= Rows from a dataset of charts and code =
▼▼▼
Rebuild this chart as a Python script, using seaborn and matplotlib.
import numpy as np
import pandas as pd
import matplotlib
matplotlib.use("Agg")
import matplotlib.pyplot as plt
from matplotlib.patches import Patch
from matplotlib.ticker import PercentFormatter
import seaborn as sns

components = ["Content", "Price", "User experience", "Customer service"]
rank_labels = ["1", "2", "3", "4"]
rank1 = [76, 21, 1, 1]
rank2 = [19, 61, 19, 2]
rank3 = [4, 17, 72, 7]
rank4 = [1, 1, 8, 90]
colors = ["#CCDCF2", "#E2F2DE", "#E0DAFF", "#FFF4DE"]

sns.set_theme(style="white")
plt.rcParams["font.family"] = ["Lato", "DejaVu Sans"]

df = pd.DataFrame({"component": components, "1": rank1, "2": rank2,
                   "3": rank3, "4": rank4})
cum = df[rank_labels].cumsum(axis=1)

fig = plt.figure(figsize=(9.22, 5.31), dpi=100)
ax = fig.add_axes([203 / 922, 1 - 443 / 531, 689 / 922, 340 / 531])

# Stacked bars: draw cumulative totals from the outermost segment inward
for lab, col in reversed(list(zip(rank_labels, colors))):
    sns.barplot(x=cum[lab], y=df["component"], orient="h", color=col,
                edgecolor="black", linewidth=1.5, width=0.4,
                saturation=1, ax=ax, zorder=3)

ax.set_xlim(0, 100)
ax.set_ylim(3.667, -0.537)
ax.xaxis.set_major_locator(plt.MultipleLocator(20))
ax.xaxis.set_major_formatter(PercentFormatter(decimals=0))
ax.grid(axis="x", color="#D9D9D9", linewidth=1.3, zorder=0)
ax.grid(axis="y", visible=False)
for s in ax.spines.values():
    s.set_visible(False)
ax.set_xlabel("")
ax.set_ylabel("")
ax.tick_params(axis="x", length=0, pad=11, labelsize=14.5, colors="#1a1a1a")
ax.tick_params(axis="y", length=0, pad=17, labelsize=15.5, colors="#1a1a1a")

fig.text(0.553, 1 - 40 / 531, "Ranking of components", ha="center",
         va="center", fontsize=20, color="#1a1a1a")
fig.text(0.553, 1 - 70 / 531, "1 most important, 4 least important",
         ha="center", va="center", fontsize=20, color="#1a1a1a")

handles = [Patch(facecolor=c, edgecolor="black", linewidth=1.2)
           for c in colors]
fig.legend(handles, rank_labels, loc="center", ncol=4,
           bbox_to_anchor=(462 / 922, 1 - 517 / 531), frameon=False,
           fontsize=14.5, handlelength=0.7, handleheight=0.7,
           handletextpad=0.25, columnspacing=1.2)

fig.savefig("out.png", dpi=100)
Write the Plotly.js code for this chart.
▲▲▲
= Task requirements =
Restate exactly the records above from their first line through the line that holds "ax = fig.add_axes([203", please, including both and leaving out all others.

= Answer in full =
Rebuild this chart as a Python script, using seaborn and matplotlib.
import numpy as np
import pandas as pd
import matplotlib
matplotlib.use("Agg")
import matplotlib.pyplot as plt
from matplotlib.patches import Patch
from matplotlib.ticker import PercentFormatter
import seaborn as sns

components = ["Content", "Price", "User experience", "Customer service"]
rank_labels = ["1", "2", "3", "4"]
rank1 = [76, 21, 1, 1]
rank2 = [19, 61, 19, 2]
rank3 = [4, 17, 72, 7]
rank4 = [1, 1, 8, 90]
colors = ["#CCDCF2", "#E2F2DE", "#E0DAFF", "#FFF4DE"]

sns.set_theme(style="white")
plt.rcParams["font.family"] = ["Lato", "DejaVu Sans"]

df = pd.DataFrame({"component": components, "1": rank1, "2": rank2,
                   "3": rank3, "4": rank4})
cum = df[rank_labels].cumsum(axis=1)

fig = plt.figure(figsize=(9.22, 5.31), dpi=100)
ax = fig.add_axes([203 / 922, 1 - 443 / 531, 689 / 922, 340 / 531])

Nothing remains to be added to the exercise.